## Task
Without the pictures, extract every line from the start of the material to the line containing "(title) at (463,18)", both ends included.

☆ ☆ ☆ ☆

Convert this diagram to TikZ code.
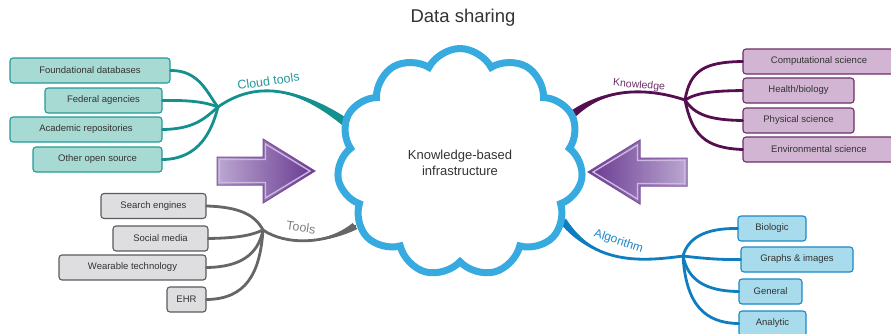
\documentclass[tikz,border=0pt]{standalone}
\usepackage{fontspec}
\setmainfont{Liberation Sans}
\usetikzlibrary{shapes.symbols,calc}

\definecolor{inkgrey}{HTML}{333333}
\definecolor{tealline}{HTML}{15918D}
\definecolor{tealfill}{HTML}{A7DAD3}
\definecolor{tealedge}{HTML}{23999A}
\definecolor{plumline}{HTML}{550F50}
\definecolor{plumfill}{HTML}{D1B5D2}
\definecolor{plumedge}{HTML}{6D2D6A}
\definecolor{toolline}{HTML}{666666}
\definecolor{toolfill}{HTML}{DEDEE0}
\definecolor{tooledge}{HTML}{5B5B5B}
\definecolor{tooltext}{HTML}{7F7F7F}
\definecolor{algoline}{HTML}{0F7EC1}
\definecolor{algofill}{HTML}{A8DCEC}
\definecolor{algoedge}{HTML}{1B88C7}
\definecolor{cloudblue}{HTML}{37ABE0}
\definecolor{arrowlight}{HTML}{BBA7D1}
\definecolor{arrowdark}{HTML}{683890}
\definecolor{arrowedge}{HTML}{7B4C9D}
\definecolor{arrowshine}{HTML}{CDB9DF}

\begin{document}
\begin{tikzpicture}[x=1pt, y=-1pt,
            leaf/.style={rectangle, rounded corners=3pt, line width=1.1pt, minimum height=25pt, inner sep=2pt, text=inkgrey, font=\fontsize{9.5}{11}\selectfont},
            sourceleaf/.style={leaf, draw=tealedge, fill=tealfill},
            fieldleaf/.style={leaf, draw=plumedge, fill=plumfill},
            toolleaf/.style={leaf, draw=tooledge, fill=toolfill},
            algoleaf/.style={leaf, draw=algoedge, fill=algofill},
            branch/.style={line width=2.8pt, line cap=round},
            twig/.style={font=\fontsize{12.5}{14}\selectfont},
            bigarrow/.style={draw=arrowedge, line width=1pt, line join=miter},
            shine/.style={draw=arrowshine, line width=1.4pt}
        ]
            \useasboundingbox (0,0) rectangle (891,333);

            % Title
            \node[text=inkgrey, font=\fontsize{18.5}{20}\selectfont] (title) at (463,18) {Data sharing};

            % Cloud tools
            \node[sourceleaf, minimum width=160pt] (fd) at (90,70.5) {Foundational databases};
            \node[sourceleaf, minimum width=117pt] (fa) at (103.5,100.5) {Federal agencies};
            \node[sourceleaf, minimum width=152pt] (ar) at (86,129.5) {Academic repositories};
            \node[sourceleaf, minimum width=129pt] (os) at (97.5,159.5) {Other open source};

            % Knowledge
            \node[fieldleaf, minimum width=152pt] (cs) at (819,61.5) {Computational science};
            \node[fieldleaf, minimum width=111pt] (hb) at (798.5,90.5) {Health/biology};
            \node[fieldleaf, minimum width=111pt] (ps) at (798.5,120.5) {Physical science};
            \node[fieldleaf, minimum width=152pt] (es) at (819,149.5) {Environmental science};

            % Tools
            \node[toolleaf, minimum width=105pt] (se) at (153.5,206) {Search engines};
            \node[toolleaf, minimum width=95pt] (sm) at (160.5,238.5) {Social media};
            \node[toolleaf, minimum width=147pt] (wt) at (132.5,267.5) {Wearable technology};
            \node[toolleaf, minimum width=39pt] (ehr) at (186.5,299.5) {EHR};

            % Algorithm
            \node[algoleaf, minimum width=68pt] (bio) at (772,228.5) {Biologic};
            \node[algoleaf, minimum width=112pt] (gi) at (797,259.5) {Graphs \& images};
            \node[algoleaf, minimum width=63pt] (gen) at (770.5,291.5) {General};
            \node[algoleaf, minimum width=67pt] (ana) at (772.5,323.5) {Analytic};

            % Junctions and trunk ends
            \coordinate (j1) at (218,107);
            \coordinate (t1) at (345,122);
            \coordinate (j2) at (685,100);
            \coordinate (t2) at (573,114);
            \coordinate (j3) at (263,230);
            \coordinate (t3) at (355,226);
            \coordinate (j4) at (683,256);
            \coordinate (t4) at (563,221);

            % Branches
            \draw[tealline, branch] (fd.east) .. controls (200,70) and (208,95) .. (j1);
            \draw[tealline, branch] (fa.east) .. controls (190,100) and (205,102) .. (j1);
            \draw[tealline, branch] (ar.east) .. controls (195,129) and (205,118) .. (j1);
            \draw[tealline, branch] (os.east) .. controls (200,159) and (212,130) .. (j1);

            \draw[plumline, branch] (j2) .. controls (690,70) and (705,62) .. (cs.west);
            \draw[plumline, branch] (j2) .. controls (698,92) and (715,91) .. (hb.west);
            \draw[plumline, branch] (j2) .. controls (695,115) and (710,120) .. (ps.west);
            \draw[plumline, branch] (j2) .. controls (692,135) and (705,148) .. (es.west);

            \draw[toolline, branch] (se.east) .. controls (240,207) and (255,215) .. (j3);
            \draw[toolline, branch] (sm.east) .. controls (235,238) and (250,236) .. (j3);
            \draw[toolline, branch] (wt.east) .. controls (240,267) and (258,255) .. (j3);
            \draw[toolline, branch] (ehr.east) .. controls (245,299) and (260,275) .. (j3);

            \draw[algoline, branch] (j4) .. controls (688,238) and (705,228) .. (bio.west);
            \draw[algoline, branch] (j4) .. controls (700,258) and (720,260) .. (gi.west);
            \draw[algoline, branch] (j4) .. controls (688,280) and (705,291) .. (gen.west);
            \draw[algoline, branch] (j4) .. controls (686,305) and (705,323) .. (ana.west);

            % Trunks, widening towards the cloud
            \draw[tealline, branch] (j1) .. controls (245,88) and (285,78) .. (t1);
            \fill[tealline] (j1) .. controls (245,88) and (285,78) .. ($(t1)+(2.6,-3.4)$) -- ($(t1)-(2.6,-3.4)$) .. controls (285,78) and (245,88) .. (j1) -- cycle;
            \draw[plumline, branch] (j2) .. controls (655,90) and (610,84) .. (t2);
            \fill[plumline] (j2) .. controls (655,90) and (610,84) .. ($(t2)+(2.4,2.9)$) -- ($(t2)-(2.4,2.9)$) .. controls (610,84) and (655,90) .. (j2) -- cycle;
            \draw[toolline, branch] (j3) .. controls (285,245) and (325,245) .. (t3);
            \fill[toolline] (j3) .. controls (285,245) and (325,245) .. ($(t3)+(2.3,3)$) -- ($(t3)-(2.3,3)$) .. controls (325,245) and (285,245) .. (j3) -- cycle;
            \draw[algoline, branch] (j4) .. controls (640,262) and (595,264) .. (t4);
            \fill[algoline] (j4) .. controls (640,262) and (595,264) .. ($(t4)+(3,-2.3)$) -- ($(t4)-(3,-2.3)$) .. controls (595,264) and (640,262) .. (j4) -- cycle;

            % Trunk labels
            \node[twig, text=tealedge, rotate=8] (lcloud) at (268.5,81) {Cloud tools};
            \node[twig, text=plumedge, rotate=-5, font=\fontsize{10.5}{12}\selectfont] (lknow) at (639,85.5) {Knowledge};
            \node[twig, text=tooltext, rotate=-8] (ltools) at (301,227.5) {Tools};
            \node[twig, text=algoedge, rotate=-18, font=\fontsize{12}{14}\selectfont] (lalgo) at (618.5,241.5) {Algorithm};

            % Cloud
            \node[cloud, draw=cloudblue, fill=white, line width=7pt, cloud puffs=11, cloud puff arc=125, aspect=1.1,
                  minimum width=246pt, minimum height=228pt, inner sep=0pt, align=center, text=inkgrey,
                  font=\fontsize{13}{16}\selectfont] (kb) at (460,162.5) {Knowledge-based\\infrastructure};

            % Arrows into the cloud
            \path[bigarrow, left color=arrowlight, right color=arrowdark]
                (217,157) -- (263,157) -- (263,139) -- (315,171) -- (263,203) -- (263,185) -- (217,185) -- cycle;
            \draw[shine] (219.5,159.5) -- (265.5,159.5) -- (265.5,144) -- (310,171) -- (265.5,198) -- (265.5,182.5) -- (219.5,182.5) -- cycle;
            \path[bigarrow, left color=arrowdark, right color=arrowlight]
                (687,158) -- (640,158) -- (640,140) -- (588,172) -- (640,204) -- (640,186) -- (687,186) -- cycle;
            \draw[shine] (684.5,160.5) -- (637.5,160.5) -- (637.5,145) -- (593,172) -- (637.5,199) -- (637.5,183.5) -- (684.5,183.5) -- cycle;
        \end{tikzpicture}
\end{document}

☆ ☆ ☆ ☆

## Task answer
Convert this diagram to TikZ code.
\documentclass[tikz,border=0pt]{standalone}
\usepackage{fontspec}
\setmainfont{Liberation Sans}
\usetikzlibrary{shapes.symbols,calc}

\definecolor{inkgrey}{HTML}{333333}
\definecolor{tealline}{HTML}{15918D}
\definecolor{tealfill}{HTML}{A7DAD3}
\definecolor{tealedge}{HTML}{23999A}
\definecolor{plumline}{HTML}{550F50}
\definecolor{plumfill}{HTML}{D1B5D2}
\definecolor{plumedge}{HTML}{6D2D6A}
\definecolor{toolline}{HTML}{666666}
\definecolor{toolfill}{HTML}{DEDEE0}
\definecolor{tooledge}{HTML}{5B5B5B}
\definecolor{tooltext}{HTML}{7F7F7F}
\definecolor{algoline}{HTML}{0F7EC1}
\definecolor{algofill}{HTML}{A8DCEC}
\definecolor{algoedge}{HTML}{1B88C7}
\definecolor{cloudblue}{HTML}{37ABE0}
\definecolor{arrowlight}{HTML}{BBA7D1}
\definecolor{arrowdark}{HTML}{683890}
\definecolor{arrowedge}{HTML}{7B4C9D}
\definecolor{arrowshine}{HTML}{CDB9DF}

\begin{document}
\begin{tikzpicture}[x=1pt, y=-1pt,
            leaf/.style={rectangle, rounded corners=3pt, line width=1.1pt, minimum height=25pt, inner sep=2pt, text=inkgrey, font=\fontsize{9.5}{11}\selectfont},
            sourceleaf/.style={leaf, draw=tealedge, fill=tealfill},
            fieldleaf/.style={leaf, draw=plumedge, fill=plumfill},
            toolleaf/.style={leaf, draw=tooledge, fill=toolfill},
            algoleaf/.style={leaf, draw=algoedge, fill=algofill},
            branch/.style={line width=2.8pt, line cap=round},
            twig/.style={font=\fontsize{12.5}{14}\selectfont},
            bigarrow/.style={draw=arrowedge, line width=1pt, line join=miter},
            shine/.style={draw=arrowshine, line width=1.4pt}
        ]
            \useasboundingbox (0,0) rectangle (891,333);

            % Title
            \node[text=inkgrey, font=\fontsize{18.5}{20}\selectfont] (title) at (463,18) {Data sharing};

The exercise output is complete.